Urly is built around Clojure protocols so most of functions are polymorphic and can take strings as well as instances of
- clojurewerkz.urly.UrlLike
- java.net.URI
- java.net.URL
as their first argument.
(ns my.app
(:refer-clojure :exclude [resolve])
(:use clojurewerkz.urly.core)
(:import [java.net URI URL]))
;; Instantiate a UrlLike instance
(url-like (URL. "http://clojure.org"))
(url-like (URI. "http://clojure.org"))
(url-like "http://clojure.org")
;; unline java.net.URI, valid Internet domain names like "clojure.org" and "amazon.co.uk"
;; will be recognized as hostname, not paths
(url-like "clojure.org")
(url-like "amazon.co.uk")
;; accessing parts of the URL
(let [u (url-like "http://clojure.org")]
(protocol-of u) ;; => "http"
(.getProtocol u) ;; => "http"
(.getSchema u) ;; => "http"
(host-of u) ;; => "clojure.org"
(.getHost u) ;; => "clojure.org"
(.getHostname u) ;; => "clojure.org"
(port-of u) ;; => -1
(path-of u) ;; => "/", path is normalized to be "/" if not specified
(query-of u) ;; => nil
(fragment-of u) ;; => nil
(tld-of u) ;; => "org"
;; returns all of the above as an immutable Clojure map
(as-map u))
;; absolute & relative URLs
(absolute? "/faq") ;; => false
(relative? "/faq") ;; => true
(absolute? (java.net.URL. "http://clojure.org")) ;; => true
(relative? (java.net.URL. "http://clojure.org")) ;; => false
;; resolving URIs
(resolve (URI. "http://clojure.org") (URI. "/Protocols")) ;; => (URI. "http://clojure.org/Protocols")
(resolve (URI. "http://clojure.org") "/Protocols") ;; => (URI. "http://clojure.org/Protocols")
(resolve (URI. "http://clojure.org") (URL. "http://clojure.org/Protocols")) ;; => (URI. "http://clojure.org/Protocols")
(resolve "http://clojure.org" (URI. "/Protocols")) ;; => (URI. "http://clojure.org/Protocols")
(resolve "http://clojure.org" (URL. "http://clojure.org/Protocols")) ;; => (URI. "http://clojure.org/Protocols")
;; mutating URL parts
(let [u (url-like "http://clojure.org")]
;; returns a UrlLike instance that represents "http://clojure.org/Protocols"
(.mutatePath u "/Protocols")
;; returns a UrlLike instance that represents "https://clojure.org/"
(.mutateProtocol u "https")
;; returns a UrlLike instance with query string URL-encoded using UTF-8 as encoding
(encode-query (url-like "http://clojuredocs.org/search?x=0&y=0&q=%22predicate function%22~10"))
;; returns a UrlLike instance that represents "http://clojure.org/"

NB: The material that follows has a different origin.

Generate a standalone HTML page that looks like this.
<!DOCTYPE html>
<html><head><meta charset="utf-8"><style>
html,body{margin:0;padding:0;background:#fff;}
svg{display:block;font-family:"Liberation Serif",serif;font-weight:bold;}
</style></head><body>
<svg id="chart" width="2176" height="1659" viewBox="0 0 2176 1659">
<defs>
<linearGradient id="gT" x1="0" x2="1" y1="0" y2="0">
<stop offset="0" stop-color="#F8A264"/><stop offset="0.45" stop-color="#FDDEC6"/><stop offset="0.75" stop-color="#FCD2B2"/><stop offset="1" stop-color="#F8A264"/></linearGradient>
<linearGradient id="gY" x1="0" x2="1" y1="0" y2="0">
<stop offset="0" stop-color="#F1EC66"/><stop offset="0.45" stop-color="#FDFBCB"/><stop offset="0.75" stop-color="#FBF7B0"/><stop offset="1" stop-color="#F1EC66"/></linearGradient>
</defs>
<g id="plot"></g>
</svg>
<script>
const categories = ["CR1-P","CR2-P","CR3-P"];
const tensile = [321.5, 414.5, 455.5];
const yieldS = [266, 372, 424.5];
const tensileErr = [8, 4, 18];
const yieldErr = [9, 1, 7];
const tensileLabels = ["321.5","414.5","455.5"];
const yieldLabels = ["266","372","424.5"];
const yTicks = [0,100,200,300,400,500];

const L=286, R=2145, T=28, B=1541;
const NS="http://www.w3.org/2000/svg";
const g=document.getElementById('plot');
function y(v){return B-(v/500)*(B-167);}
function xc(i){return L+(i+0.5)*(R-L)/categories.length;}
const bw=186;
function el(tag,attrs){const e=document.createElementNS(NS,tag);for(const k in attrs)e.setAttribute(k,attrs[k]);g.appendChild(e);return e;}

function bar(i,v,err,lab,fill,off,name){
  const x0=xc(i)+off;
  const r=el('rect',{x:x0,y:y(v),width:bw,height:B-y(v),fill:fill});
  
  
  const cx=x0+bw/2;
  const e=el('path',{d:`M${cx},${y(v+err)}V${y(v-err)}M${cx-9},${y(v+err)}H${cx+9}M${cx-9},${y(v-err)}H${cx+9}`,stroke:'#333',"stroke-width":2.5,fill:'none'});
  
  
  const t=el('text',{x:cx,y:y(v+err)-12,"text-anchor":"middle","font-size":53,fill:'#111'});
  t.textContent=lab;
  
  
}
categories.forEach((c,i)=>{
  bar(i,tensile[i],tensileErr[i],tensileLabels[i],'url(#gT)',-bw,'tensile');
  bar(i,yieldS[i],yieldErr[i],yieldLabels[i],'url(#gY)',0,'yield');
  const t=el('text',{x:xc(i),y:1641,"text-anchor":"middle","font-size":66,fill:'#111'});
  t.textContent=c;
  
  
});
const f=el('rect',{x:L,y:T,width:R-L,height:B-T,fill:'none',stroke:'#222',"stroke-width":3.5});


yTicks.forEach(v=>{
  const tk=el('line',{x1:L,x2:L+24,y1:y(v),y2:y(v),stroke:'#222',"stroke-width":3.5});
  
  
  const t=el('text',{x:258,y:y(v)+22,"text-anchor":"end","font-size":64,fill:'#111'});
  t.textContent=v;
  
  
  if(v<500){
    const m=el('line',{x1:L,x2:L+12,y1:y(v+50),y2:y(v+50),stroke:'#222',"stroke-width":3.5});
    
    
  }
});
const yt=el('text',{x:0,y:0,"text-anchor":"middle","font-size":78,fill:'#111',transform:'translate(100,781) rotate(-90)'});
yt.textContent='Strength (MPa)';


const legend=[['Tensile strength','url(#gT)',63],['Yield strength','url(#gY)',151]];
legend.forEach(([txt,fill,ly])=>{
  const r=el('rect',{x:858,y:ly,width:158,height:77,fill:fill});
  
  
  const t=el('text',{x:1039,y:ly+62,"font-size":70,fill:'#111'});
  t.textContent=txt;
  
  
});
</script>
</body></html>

(-> u (.mutateQuery "search=protocols")
(.withoutQueryStringAndFragment))
;; the same via Clojure API
(-> u (mutate-query "search=protocols")
(.withoutQueryStringAndFragment))
;; returns a UrlLike instance with the same parts as u but no query string
(.withoutQuery u)
;; returns a UrlLike instance with the same parts as u but no fragment (#hash)
(.withoutFragment u)
;; returns a UrlLike instance that represents "http://clojuredocs.org/search?x=0&y=0&q=%22predicate+function%22~10"
(-> u (mutate-query "x=0&y=0&q=%22PREDICATE+FUNCTION%22~10")

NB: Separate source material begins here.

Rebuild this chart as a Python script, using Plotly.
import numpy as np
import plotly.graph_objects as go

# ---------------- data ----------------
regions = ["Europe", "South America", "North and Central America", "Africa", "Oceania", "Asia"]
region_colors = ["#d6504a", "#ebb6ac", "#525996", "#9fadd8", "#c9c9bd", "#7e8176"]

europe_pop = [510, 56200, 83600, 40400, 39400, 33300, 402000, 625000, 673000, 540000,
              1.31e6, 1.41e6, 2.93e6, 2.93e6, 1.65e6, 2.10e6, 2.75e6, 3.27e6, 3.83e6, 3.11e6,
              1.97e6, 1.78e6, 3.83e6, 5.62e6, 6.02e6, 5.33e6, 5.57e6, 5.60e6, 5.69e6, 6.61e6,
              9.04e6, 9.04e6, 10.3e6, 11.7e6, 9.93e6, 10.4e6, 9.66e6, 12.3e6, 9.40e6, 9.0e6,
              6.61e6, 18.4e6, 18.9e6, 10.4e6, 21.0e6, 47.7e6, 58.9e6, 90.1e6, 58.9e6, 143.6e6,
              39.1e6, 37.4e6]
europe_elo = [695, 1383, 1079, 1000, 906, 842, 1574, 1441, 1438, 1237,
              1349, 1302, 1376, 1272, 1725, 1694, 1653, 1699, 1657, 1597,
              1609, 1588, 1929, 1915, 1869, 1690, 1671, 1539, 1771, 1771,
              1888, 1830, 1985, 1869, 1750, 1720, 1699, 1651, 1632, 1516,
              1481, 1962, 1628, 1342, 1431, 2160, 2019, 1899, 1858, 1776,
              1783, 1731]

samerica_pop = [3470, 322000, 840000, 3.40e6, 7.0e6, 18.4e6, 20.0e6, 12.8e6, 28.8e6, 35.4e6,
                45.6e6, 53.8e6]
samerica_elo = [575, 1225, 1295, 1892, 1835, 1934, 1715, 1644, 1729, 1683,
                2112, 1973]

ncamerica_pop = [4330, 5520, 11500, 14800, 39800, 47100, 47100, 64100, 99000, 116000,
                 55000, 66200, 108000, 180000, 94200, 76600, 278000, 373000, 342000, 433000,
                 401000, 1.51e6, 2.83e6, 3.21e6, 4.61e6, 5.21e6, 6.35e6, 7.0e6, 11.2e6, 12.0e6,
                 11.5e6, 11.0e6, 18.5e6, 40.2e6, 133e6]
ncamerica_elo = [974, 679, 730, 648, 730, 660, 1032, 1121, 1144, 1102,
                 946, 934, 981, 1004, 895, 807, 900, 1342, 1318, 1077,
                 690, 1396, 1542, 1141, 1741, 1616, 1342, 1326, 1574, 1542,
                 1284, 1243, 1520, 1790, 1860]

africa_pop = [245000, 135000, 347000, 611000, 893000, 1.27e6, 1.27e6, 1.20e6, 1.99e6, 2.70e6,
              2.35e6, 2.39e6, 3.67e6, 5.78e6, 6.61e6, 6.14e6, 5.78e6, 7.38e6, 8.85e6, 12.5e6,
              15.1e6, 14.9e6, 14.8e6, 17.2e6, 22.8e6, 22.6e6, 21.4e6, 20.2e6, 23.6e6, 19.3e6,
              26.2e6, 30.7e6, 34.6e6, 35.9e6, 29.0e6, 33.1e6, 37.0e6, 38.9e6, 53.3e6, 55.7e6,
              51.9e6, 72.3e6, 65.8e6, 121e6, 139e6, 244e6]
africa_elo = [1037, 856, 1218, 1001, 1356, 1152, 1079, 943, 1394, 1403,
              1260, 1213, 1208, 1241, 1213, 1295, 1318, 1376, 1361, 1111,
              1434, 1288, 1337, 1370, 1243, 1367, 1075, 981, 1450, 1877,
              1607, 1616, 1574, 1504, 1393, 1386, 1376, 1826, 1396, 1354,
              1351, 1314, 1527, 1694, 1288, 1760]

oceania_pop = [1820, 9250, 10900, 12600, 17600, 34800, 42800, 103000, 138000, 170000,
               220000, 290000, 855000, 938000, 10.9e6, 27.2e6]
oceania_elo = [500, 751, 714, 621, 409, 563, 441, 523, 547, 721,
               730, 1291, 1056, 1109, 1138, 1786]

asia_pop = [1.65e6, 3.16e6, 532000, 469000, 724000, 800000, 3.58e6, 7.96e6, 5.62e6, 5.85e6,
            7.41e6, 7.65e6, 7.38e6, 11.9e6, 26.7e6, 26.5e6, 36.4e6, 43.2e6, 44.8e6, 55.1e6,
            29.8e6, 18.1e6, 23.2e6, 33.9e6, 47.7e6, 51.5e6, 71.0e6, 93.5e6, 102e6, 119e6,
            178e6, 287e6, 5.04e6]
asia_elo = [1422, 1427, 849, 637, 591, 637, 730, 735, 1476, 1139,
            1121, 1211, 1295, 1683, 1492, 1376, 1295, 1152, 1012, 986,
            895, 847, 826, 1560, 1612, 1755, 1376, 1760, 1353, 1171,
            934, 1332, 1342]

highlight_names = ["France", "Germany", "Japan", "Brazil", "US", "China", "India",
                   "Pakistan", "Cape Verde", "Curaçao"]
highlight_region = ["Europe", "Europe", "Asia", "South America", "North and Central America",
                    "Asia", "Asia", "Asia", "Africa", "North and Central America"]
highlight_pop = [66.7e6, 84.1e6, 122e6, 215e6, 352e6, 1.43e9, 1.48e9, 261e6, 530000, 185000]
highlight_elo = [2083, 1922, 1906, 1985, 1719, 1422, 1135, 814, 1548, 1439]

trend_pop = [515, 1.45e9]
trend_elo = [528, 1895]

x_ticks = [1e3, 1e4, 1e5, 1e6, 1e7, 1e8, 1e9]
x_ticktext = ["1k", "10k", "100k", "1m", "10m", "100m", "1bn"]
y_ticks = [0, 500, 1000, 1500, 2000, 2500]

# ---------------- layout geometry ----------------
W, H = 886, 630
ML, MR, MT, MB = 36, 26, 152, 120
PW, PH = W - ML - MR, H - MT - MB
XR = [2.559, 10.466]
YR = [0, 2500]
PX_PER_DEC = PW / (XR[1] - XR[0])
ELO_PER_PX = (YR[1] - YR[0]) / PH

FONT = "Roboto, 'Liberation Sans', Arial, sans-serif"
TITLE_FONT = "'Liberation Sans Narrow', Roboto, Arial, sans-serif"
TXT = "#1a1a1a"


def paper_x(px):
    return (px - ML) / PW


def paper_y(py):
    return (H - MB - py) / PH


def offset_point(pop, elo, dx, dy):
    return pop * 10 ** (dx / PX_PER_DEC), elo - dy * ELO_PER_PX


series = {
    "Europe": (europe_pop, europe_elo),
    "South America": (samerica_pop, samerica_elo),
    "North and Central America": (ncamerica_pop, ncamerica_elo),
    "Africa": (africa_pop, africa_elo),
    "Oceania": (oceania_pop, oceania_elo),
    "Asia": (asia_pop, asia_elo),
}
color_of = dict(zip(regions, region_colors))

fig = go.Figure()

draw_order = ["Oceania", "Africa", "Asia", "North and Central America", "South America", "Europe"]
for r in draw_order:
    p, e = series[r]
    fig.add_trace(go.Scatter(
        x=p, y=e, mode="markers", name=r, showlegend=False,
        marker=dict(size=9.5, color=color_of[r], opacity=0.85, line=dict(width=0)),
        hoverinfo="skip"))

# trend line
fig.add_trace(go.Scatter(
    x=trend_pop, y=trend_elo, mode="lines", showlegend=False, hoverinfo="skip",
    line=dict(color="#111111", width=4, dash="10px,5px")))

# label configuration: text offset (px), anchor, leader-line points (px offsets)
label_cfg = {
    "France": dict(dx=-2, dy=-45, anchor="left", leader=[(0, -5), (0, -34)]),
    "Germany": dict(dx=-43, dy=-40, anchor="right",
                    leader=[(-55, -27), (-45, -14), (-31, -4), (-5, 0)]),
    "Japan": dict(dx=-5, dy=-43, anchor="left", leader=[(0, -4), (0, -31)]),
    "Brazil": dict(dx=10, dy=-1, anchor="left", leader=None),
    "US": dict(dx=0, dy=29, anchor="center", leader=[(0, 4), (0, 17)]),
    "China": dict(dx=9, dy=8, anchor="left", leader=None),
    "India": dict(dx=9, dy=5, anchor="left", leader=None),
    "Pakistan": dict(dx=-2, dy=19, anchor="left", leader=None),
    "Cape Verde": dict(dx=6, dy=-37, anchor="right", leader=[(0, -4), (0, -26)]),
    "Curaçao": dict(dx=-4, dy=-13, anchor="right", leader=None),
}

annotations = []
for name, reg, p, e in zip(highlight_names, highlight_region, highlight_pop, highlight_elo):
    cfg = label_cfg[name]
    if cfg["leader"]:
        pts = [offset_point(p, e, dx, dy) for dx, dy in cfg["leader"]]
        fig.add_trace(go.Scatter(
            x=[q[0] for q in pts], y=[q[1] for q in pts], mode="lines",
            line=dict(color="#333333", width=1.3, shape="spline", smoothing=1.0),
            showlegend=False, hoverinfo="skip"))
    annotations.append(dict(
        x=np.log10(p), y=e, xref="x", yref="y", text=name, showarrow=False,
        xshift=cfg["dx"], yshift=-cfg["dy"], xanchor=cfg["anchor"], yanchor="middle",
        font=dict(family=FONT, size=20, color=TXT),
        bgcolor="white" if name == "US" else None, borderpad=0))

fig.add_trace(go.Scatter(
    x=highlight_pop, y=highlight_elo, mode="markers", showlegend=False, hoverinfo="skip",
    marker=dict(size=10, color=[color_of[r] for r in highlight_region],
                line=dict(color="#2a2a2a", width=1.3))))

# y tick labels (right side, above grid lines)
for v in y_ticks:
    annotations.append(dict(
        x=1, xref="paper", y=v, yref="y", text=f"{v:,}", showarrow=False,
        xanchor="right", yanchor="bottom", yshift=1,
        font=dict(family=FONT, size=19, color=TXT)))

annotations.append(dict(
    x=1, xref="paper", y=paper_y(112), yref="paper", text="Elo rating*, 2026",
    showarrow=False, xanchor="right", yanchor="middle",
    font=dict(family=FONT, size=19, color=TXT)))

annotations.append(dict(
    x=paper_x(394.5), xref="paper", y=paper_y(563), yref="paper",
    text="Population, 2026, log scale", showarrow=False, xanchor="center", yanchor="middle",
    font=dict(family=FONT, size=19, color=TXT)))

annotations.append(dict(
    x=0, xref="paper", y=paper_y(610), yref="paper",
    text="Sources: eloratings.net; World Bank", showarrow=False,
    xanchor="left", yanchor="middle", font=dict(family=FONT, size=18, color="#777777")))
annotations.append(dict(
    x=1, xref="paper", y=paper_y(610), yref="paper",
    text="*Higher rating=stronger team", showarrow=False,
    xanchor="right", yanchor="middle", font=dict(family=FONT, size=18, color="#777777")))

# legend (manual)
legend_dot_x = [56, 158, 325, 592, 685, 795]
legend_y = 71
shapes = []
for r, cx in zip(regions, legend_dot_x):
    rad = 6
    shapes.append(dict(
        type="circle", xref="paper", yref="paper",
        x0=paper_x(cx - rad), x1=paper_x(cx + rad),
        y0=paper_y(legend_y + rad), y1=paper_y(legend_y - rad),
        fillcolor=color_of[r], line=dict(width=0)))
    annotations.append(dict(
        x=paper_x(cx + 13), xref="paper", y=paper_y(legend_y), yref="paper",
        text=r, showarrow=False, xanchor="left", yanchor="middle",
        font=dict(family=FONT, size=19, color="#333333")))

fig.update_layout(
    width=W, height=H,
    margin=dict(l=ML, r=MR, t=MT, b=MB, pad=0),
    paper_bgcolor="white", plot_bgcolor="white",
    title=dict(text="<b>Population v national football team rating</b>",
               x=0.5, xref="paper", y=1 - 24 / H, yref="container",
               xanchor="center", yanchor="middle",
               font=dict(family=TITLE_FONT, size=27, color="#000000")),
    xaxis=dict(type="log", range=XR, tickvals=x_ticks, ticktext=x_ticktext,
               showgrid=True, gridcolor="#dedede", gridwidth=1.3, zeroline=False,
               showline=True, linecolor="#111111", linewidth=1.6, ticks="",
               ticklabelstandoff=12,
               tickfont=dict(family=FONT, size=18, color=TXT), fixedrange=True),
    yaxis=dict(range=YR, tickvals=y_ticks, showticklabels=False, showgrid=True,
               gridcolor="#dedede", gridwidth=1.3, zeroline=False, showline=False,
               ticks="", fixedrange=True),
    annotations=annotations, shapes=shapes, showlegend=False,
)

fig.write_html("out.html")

(mutate-query-with (fn [^String s] (.toLowerCase s)))))
;; stripping of extra protocol prefixes (commonly found in URLs on the Web)
(eliminate-extra-protocol-prefixes "http://https://broken-cms.com") ;; => https://broken-cms.com
(eliminate-extra-protocol-prefixes "https://http://broken-cms.com") ;; => http://broken-cms.com
Documentation site for Urly is coming in the future (sorry!). Please see our extensive test suite for more code examples.

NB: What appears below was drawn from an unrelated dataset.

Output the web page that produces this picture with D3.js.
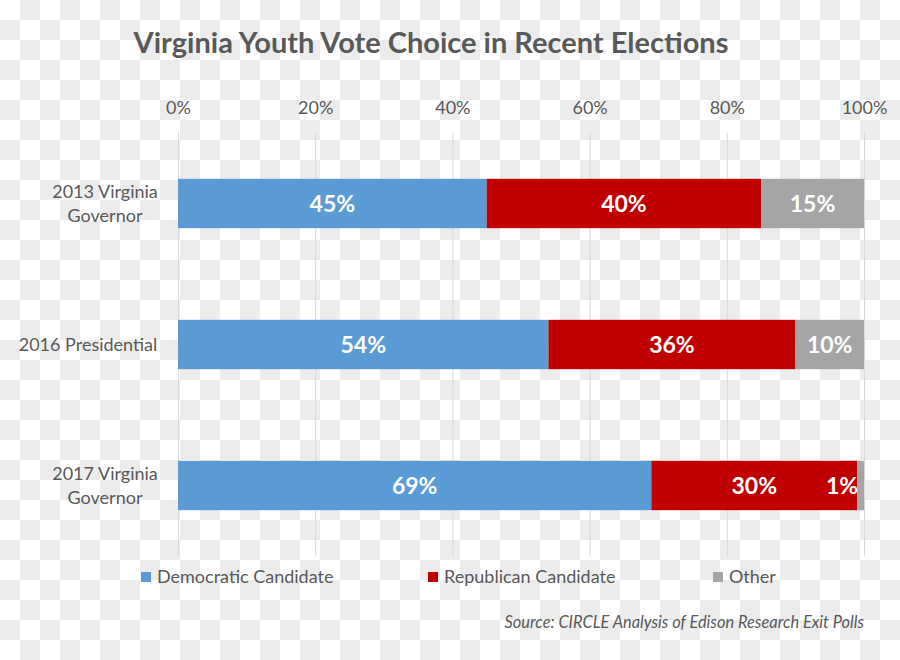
<!DOCTYPE html>
<html>
<head>
<meta charset="utf-8">
<script src="https://cdn.jsdelivr.net/npm/d3@7"></script>
<style>
  html, body { margin: 0; padding: 0; background: #fff; }
  svg { display: block; }
  text { font-family: Lato, "Open Sans", sans-serif; }
</style>
</head>
<body>
<svg id="chart" width="900" height="660"></svg>
<script>
const categories = ["2013 Virginia Governor", "2016 Presidential", "2017 Virginia Governor"];
const categoryLines = [["2013 Virginia", "Governor"], ["2016 Presidential"], ["2017 Virginia", "Governor"]];
const seriesNames = ["Democratic Candidate", "Republican Candidate", "Other"];
const democratic = [45, 54, 69];
const republican = [40, 36, 30];
const other = [15, 10, 1];
const tickValues = [0, 20, 40, 60, 80, 100];
const seriesColors = ["#5b9bd5", "#c00000", "#a5a5a5"];

const svg = d3.select("#chart");
const W = 900, H = 660;

// checkerboard background
const defs = svg.append("defs");
const pat = defs.append("pattern").attr("id", "checker")
  .attr("width", 40).attr("height", 40).attr("patternUnits", "userSpaceOnUse");
pat.append("rect").attr("width", 40).attr("height", 40).attr("fill", "#ffffff");
pat.append("rect").attr("x", 20).attr("y", 0).attr("width", 20).attr("height", 20).attr("fill", "#ececec");
pat.append("rect").attr("x", 0).attr("y", 20).attr("width", 20).attr("height", 20).attr("fill", "#ececec");
svg.append("rect").attr("width", W).attr("height", H).attr("fill", "url(#checker)");

const x = d3.scaleLinear().domain([0, 100]).range([178, 864]);
const y = d3.scaleBand().domain(categories).range([133, 556])
  .paddingInner(0.65).paddingOuter(0.325);

// title
svg.append("text")
  .attr("x", 431).attr("y", 53)
  .attr("text-anchor", "middle")
  .attr("font-size", 29).attr("font-weight", "bold")
  .attr("fill", "#595959")
  .text("Virginia Youth Vote Choice in Recent Elections");

// gridlines
svg.append("g").selectAll("line").data(tickValues).join("line")
  .attr("x1", d => x(d) + 0.5).attr("x2", d => x(d) + 0.5)
  .attr("y1", 133).attr("y2", 556)
  .attr("stroke", "#d9d9d9").attr("stroke-width", 1);

// top axis labels
const axis = d3.axisTop(x).tickValues(tickValues).tickFormat(d => d + "%").tickSize(0).tickPadding(0);
const axG = svg.append("g").attr("transform", "translate(0,114)").call(axis);
axG.select(".domain").remove();
axG.selectAll("text").attr("font-size", 18).attr("fill", "#595959")
  .attr("font-family", "Lato, 'Open Sans', sans-serif");

// stacked data
const rows = categories.map((c, i) => ({ cat: c, v: [democratic[i], republican[i], other[i]] }));
const segs = [];
rows.forEach(r => {
  let acc = 0;
  r.v.forEach((v, k) => {
    segs.push({ cat: r.cat, k, v, x0: acc, x1: acc + v });
    acc += v;
  });
});

svg.append("g").selectAll("rect").data(segs).join("rect")
  .attr("x", d => x(d.x0)).attr("width", d => x(d.x1) - x(d.x0))
  .attr("y", d => y(d.cat)).attr("height", y.bandwidth())
  .attr("fill", d => seriesColors[d.k]);

svg.append("g").selectAll("text").data(segs).join("text")
  .attr("x", d => (x(d.x1) - x(d.x0)) < 30 ? x(d.x0) + 1 : (x(d.x0) + x(d.x1)) / 2)
  .attr("text-anchor", d => (x(d.x1) - x(d.x0)) < 30 ? "end" : "middle")
  .attr("y", d => y(d.cat) + y.bandwidth() / 2)
  .attr("dy", "0.35em")
  .attr("font-size", 23).attr("font-weight", "bold").attr("fill", "#ffffff")
  .text(d => d.v + "%");

// category labels
const catG = svg.append("g");
categories.forEach((c, i) => {
  const lines = categoryLines[i];
  const cy = y(c) + y.bandwidth() / 2;
  const lh = 24;
  const t = catG.append("text")
    .attr("text-anchor", "middle")
    .attr("font-size", 18).attr("fill", "#595959");
  lines.forEach((ln, j) => {
    t.append("tspan")
      .attr("x", lines.length > 1 ? 105 : 88)
      .attr("y", cy + (j - (lines.length - 1) / 2) * lh)
      .attr("dy", "0.35em")
      .text(ln);
  });
});

// legend
const legendX = [141, 428, 713];
const lg = svg.append("g");
seriesNames.forEach((s, i) => {
  lg.append("rect").attr("x", legendX[i]).attr("y", 572).attr("width", 10).attr("height", 10)
    .attr("fill", seriesColors[i]);
  lg.append("text").attr("x", legendX[i] + 16).attr("y", 577).attr("dy", "0.35em")
    .attr("font-size", 18).attr("fill", "#595959").text(s);
});

// source
svg.append("text")
  .attr("x", 864).attr("y", 628)
  .attr("text-anchor", "end")
  .attr("font-size", 16.4).attr("font-style", "italic").attr("fill", "#595959")
  .text("Source: CIRCLE Analysis of Edison Research Exit Polls");
</script>
</body>
</html>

CI is hosted by travis-ci.org
Urly is part of the group of Clojure libraries known as ClojureWerkz, together with Monger, Neocons, Langohr, Elastisch, Quartzite, Welle and several others.
Urly uses Leiningen 2. Make sure you have it installed and then run tests against all supported Clojure versions using
lein with-profile dev javac
lein all test
Then create a branch and make your changes on it. Once you are done with your changes and all tests pass, submit a pull request on Github.
Copyright (C) 2011-2012 Michael S. Klishin
Distributed under the Eclipse Public License, the same as Clojure.